::: Provided data :::

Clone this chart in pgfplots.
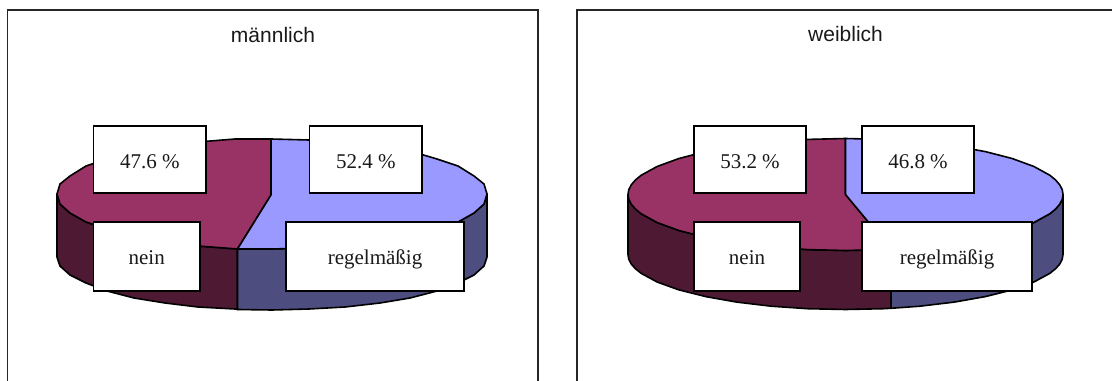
\documentclass[border=0pt]{standalone}
\usepackage{pgfplots}
\pgfplotsset{compat=1.18}
\usepackage{fontspec}
\setmainfont{Liberation Serif}
\newfontfamily\titlefont{Liberation Sans}

\definecolor{neinTop}{HTML}{993366}
\definecolor{neinSide}{HTML}{4D1933}
\definecolor{regTop}{HTML}{9999FF}
\definecolor{regSide}{HTML}{4D4D80}

% one axis unit is one pixel of the 1112 x 381 sheet
\pgfplotsset{
  slice/.style={draw=black,line width=1.2pt,line join=round,fill=#1,mark=none},
  frameline/.style={draw=black!85,line width=1.1pt,mark=none},
  labelbox/.style={draw=black,line width=1.4pt,fill=white,mark=none,line join=miter},
}
\tikzset{
  boxtext/.style={anchor=base,font=\fontsize{15.75pt}{18pt}\selectfont,text=black!90,inner sep=0pt},
  headtext/.style={anchor=base,font=\titlefont\fontsize{15.75pt}{18pt}\selectfont,text=black!90,inner sep=0pt},
}

\begin{document}
\begin{tikzpicture}
% the sheet keeps its full size, whatever the hidden axis reports
\useasboundingbox (0,0) rectangle (834pt,285.75pt);
\begin{axis}[
  at={(0,0)},anchor=south west,
  scale only axis,
  width=834pt,height=285.75pt,
  xmin=0,xmax=1112,ymin=0,ymax=381,
  y dir=reverse,
  hide axis,
  clip=true,
]
% --- panel frames, open at the lower sheet edge ---
\addplot[frameline] coordinates {(7.5,381) (7.5,10) (538,10) (538,381)};
\addplot[frameline] coordinates {(577,381) (577,10) (1112,10)};

% --- männlich: rim of the cake ---
\addplot[slice=neinSide] coordinates {
  (57,194) (60,204) (70,213) (86,222) (107,229) (134,237) (165,241) (198,246) (237.5,249)
  (237.5,309.5) (235,309) (198,307) (165,303) (134,298) (107,291) (86,283) (70,275) (60,266) (57,257)
} -- cycle;
\addplot[slice=regSide] coordinates {
  (237.5,249) (272,249) (309,248) (345,246) (380,241) (410,237) (437,229) (458,222) (474,213) (484,204) (487,194)
  (487,257) (484,266) (474,275) (458,283) (437,291) (410,298) (380,303) (345,307) (309,309) (272,310) (237.5,309.5)
} -- cycle;
% --- männlich: top face, nein 47.6, regelmäßig 52.4 ---
\addplot[slice=neinTop] coordinates {
  (271,195) (237.5,249) (198,246) (165,241) (134,237) (107,229) (86,222) (70,213) (60,204) (57,194)
  (60,184) (70,176) (86,166) (107,159) (134,151) (165,147) (198,142) (235,139) (271,139)
} -- cycle;
\addplot[slice=regTop] coordinates {
  (271,195) (271,139) (309,140) (345,142) (380,147) (410,151) (437,159) (458,166) (474,176) (484,184) (487,194)
  (484,204) (474,213) (458,222) (437,229) (410,237) (380,241) (345,246) (309,248) (272,249) (237.5,249)
} -- cycle;

% --- weiblich: rim of the cake ---
\addplot[slice=neinSide] coordinates {
  (628,194.5) (628.8,199.4) (631.3,204.2) (635.4,209) (641.1,213.7) (657.1,222.5) (678.9,230.5) (705.7,237.4) (736.7,243) (771.1,247.1) (807.7,249.6) (845.5,250.5) (883.3,249.6) (891,249.3)
  (891,308.3) (883.3,308.7) (845.5,309.5) (807.7,308.7) (771.1,306.2) (736.7,302.1) (705.7,296.6) (678.9,289.9) (657.1,282) (641.1,273.3) (635.4,268.7) (631.3,264.1) (628.8,259.3) (628,254.5)
} -- cycle;
\addplot[slice=regSide] coordinates {
  (891,249.3) (919.9,247.1) (954.3,243) (985.3,237.4) (1012.1,230.5) (1033.9,222.5) (1049.9,213.7) (1055.6,209) (1059.7,204.2) (1062.2,199.4) (1063,194.5)
  (1063,254.5) (1062.2,259.3) (1059.7,264.1) (1055.6,268.7) (1049.9,273.3) (1033.9,282) (1012.1,289.9) (985.3,296.6) (954.3,302.1) (919.9,306.2) (891,308.3)
} -- cycle;
% --- weiblich: top face, nein 53.2, regelmäßig 46.8 ---
\addplot[slice=neinTop] coordinates {
  (845.5,194.5) (891,249.3) (883.3,249.6) (845.5,250.5) (807.7,249.6) (771.1,247.1) (736.7,243) (705.7,237.4) (678.9,230.5) (657.1,222.5) (641.1,213.7) (635.4,209) (631.3,204.2) (628.8,199.4) (628,194.5)
  (628.8,189.6) (631.3,184.8) (635.4,180) (641.1,175.3) (657.1,166.5) (678.9,158.5) (705.7,151.6) (736.7,146) (771.1,141.9) (807.7,139.4) (845.5,138.5)
} -- cycle;
\addplot[slice=regTop] coordinates {
  (845.5,194.5) (845.5,138.5) (883.3,139.4) (919.9,141.9) (954.3,146) (985.3,151.6) (1012.1,158.5) (1033.9,166.5) (1049.9,175.3) (1055.6,180) (1059.7,184.8) (1062.2,189.6) (1063,194.5)
  (1062.2,199.4) (1059.7,204.2) (1055.6,209) (1049.9,213.7) (1033.9,222.5) (1012.1,230.5) (985.3,237.4) (954.3,243) (919.9,247.1) (891,249.3)
} -- cycle;

% --- data and category label boxes ---
\addplot[labelbox] coordinates {(93.5,126) (206,126) (206,193) (93.5,193)} -- cycle;
\addplot[labelbox] coordinates {(93.5,222) (200,222) (200,291) (93.5,291)} -- cycle;
\addplot[labelbox] coordinates {(309.5,126) (422,126) (422,193) (309.5,193)} -- cycle;
\addplot[labelbox] coordinates {(286,222) (464,222) (464,291) (286,291)} -- cycle;
\addplot[labelbox] coordinates {(694,126) (806,126) (806,193) (694,193)} -- cycle;
\addplot[labelbox] coordinates {(694,222) (800,222) (800,291) (694,291)} -- cycle;
\addplot[labelbox] coordinates {(862,126) (974,126) (974,193) (862,193)} -- cycle;
\addplot[labelbox] coordinates {(862,222) (1032,222) (1032,291) (862,291)} -- cycle;

\node[boxtext] at (axis cs:149.8,168) {47.6 \%};
\node[boxtext] at (axis cs:146.7,264) {nein};
\node[boxtext] at (axis cs:365.8,168) {52.4 \%};
\node[boxtext] at (axis cs:375,264) {regelmäßig};
\node[boxtext] at (axis cs:750,168) {53.2 \%};
\node[boxtext] at (axis cs:747,264) {nein};
\node[boxtext] at (axis cs:918,168) {46.8 \%};
\node[boxtext] at (axis cs:947,264) {regelmäßig};

\node[headtext] at (axis cs:273,43) {männlich};
\node[headtext] at (axis cs:845.5,42) {weiblich};
\end{axis}
\end{tikzpicture}
\end{document}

:::

*Short task*. Quote the listing above in full, except for the pictures.

*Expected answer*.
Clone this chart in pgfplots.
\documentclass[border=0pt]{standalone}
\usepackage{pgfplots}
\pgfplotsset{compat=1.18}
\usepackage{fontspec}
\setmainfont{Liberation Serif}
\newfontfamily\titlefont{Liberation Sans}

\definecolor{neinTop}{HTML}{993366}
\definecolor{neinSide}{HTML}{4D1933}
\definecolor{regTop}{HTML}{9999FF}
\definecolor{regSide}{HTML}{4D4D80}

% one axis unit is one pixel of the 1112 x 381 sheet
\pgfplotsset{
  slice/.style={draw=black,line width=1.2pt,line join=round,fill=#1,mark=none},
  frameline/.style={draw=black!85,line width=1.1pt,mark=none},
  labelbox/.style={draw=black,line width=1.4pt,fill=white,mark=none,line join=miter},
}
\tikzset{
  boxtext/.style={anchor=base,font=\fontsize{15.75pt}{18pt}\selectfont,text=black!90,inner sep=0pt},
  headtext/.style={anchor=base,font=\titlefont\fontsize{15.75pt}{18pt}\selectfont,text=black!90,inner sep=0pt},
}

\begin{document}
\begin{tikzpicture}
% the sheet keeps its full size, whatever the hidden axis reports
\useasboundingbox (0,0) rectangle (834pt,285.75pt);
\begin{axis}[
  at={(0,0)},anchor=south west,
  scale only axis,
  width=834pt,height=285.75pt,
  xmin=0,xmax=1112,ymin=0,ymax=381,
  y dir=reverse,
  hide axis,
  clip=true,
]
% --- panel frames, open at the lower sheet edge ---
\addplot[frameline] coordinates {(7.5,381) (7.5,10) (538,10) (538,381)};
\addplot[frameline] coordinates {(577,381) (577,10) (1112,10)};

% --- männlich: rim of the cake ---
\addplot[slice=neinSide] coordinates {
  (57,194) (60,204) (70,213) (86,222) (107,229) (134,237) (165,241) (198,246) (237.5,249)
  (237.5,309.5) (235,309) (198,307) (165,303) (134,298) (107,291) (86,283) (70,275) (60,266) (57,257)
} -- cycle;
\addplot[slice=regSide] coordinates {
  (237.5,249) (272,249) (309,248) (345,246) (380,241) (410,237) (437,229) (458,222) (474,213) (484,204) (487,194)
  (487,257) (484,266) (474,275) (458,283) (437,291) (410,298) (380,303) (345,307) (309,309) (272,310) (237.5,309.5)
} -- cycle;
% --- männlich: top face, nein 47.6, regelmäßig 52.4 ---
\addplot[slice=neinTop] coordinates {
  (271,195) (237.5,249) (198,246) (165,241) (134,237) (107,229) (86,222) (70,213) (60,204) (57,194)
  (60,184) (70,176) (86,166) (107,159) (134,151) (165,147) (198,142) (235,139) (271,139)
} -- cycle;
\addplot[slice=regTop] coordinates {
  (271,195) (271,139) (309,140) (345,142) (380,147) (410,151) (437,159) (458,166) (474,176) (484,184) (487,194)
  (484,204) (474,213) (458,222) (437,229) (410,237) (380,241) (345,246) (309,248) (272,249) (237.5,249)
} -- cycle;

% --- weiblich: rim of the cake ---
\addplot[slice=neinSide] coordinates {
  (628,194.5) (628.8,199.4) (631.3,204.2) (635.4,209) (641.1,213.7) (657.1,222.5) (678.9,230.5) (705.7,237.4) (736.7,243) (771.1,247.1) (807.7,249.6) (845.5,250.5) (883.3,249.6) (891,249.3)
  (891,308.3) (883.3,308.7) (845.5,309.5) (807.7,308.7) (771.1,306.2) (736.7,302.1) (705.7,296.6) (678.9,289.9) (657.1,282) (641.1,273.3) (635.4,268.7) (631.3,264.1) (628.8,259.3) (628,254.5)
} -- cycle;
\addplot[slice=regSide] coordinates {
  (891,249.3) (919.9,247.1) (954.3,243) (985.3,237.4) (1012.1,230.5) (1033.9,222.5) (1049.9,213.7) (1055.6,209) (1059.7,204.2) (1062.2,199.4) (1063,194.5)
  (1063,254.5) (1062.2,259.3) (1059.7,264.1) (1055.6,268.7) (1049.9,273.3) (1033.9,282) (1012.1,289.9) (985.3,296.6) (954.3,302.1) (919.9,306.2) (891,308.3)
} -- cycle;
% --- weiblich: top face, nein 53.2, regelmäßig 46.8 ---
\addplot[slice=neinTop] coordinates {
  (845.5,194.5) (891,249.3) (883.3,249.6) (845.5,250.5) (807.7,249.6) (771.1,247.1) (736.7,243) (705.7,237.4) (678.9,230.5) (657.1,222.5) (641.1,213.7) (635.4,209) (631.3,204.2) (628.8,199.4) (628,194.5)
  (628.8,189.6) (631.3,184.8) (635.4,180) (641.1,175.3) (657.1,166.5) (678.9,158.5) (705.7,151.6) (736.7,146) (771.1,141.9) (807.7,139.4) (845.5,138.5)
} -- cycle;
\addplot[slice=regTop] coordinates {
  (845.5,194.5) (845.5,138.5) (883.3,139.4) (919.9,141.9) (954.3,146) (985.3,151.6) (1012.1,158.5) (1033.9,166.5) (1049.9,175.3) (1055.6,180) (1059.7,184.8) (1062.2,189.6) (1063,194.5)
  (1062.2,199.4) (1059.7,204.2) (1055.6,209) (1049.9,213.7) (1033.9,222.5) (1012.1,230.5) (985.3,237.4) (954.3,243) (919.9,247.1) (891,249.3)
} -- cycle;

% --- data and category label boxes ---
\addplot[labelbox] coordinates {(93.5,126) (206,126) (206,193) (93.5,193)} -- cycle;
\addplot[labelbox] coordinates {(93.5,222) (200,222) (200,291) (93.5,291)} -- cycle;
\addplot[labelbox] coordinates {(309.5,126) (422,126) (422,193) (309.5,193)} -- cycle;
\addplot[labelbox] coordinates {(286,222) (464,222) (464,291) (286,291)} -- cycle;
\addplot[labelbox] coordinates {(694,126) (806,126) (806,193) (694,193)} -- cycle;
\addplot[labelbox] coordinates {(694,222) (800,222) (800,291) (694,291)} -- cycle;
\addplot[labelbox] coordinates {(862,126) (974,126) (974,193) (862,193)} -- cycle;
\addplot[labelbox] coordinates {(862,222) (1032,222) (1032,291) (862,291)} -- cycle;

\node[boxtext] at (axis cs:149.8,168) {47.6 \%};
\node[boxtext] at (axis cs:146.7,264) {nein};
\node[boxtext] at (axis cs:365.8,168) {52.4 \%};
\node[boxtext] at (axis cs:375,264) {regelmäßig};
\node[boxtext] at (axis cs:750,168) {53.2 \%};
\node[boxtext] at (axis cs:747,264) {nein};
\node[boxtext] at (axis cs:918,168) {46.8 \%};
\node[boxtext] at (axis cs:947,264) {regelmäßig};

\node[headtext] at (axis cs:273,43) {männlich};
\node[headtext] at (axis cs:845.5,42) {weiblich};
\end{axis}
\end{tikzpicture}
\end{document}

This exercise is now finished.